Special Issue Guidelines

  1. Excluding the two covers & the inside front-cover (standardised for Contacts, Contents & publisher’s information) there are 29 pages to fill. So this normally means a maximum 20,00 words for the whole magazine.
  2. We aim to publish most articles at either up to 800 or up to 1600 words (that’s 1 or 2 pages) and sometimes longer if we think the subject matters warrants this (up to 3,000 in very exceptional circumstances – but best to check with editors first if you plan to submit a longer piece).
  3. After headings, graphics & so on, assume 800 words per page.
  4. Encourage contributors to use as few footnotes as possible. (Readers can usually be referred to a ‘full article’ if they are interested.) Please place footnotes at the end of the article and in reduced font-size.
  5. One or two lines of author biography for each contribution is good.
  6. The Editor will contact the author if significant excisions or changes seem necessary. Otherwise this function is only exercised as proof-reading for typos, slight changes to grammar so as the clarify meanings, rendering into colloquial English articles from non-English contributors, etc., etc.
  7. We ask that authors submit articles in the knowledge that although we will always endeavour to negotiate editorial changes with the author, sometimes we have to make editorial decisions without being able to check with the author first (because we work to a tight deadlines and all editorial work on Asylum magazine is unpaid ‘spare time’ labour).
  8. Please submit special issues by email attachments to [email protected], with individual contributions in WORD, Google Docs, or other text formats.

 

deadlines

Deadlines

  1. If you have material in your hands, please forward it to [email protected] as soon as possible. Work on Asylum is not paid.
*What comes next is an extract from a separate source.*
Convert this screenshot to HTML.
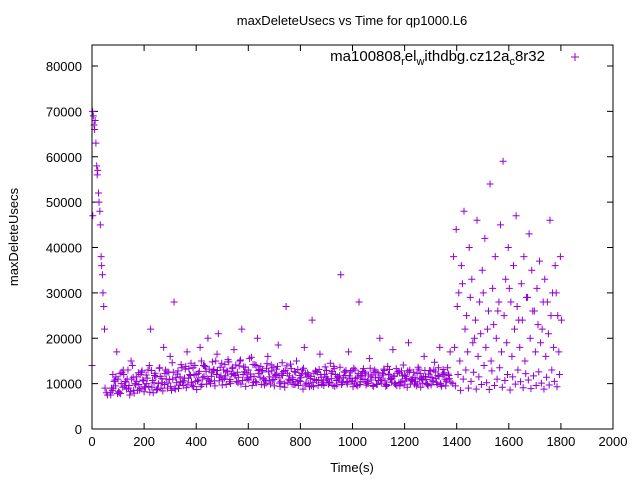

It is a ‘spare-time’ labour, so has to be fitted into the gaps, as and when, between people otherwise trying to make a living.
  2. If you are submitting material to a particular deadline (and especially if you are organising a whole issue) please keep the Editor regularly informed about the state of play.
  3. Normally, do not expect anything to reach publication inside 6 months. This enterprise is not face-to-face in an office, but long-distance and waiting for people with busy lives to respond to emails, etc. The timescale for production of an issue: 3 months to collate material, 2 months to edit & organise the issue, 1 month at the publishers for layout, professional proof-reading, printing = 6 months.
  4. The executive editor will collaborate with anyone who wishes to submit material or put together a particular issue of the magazine (for example, on behalf of a particular mental health group). But we do have to meet deadlines.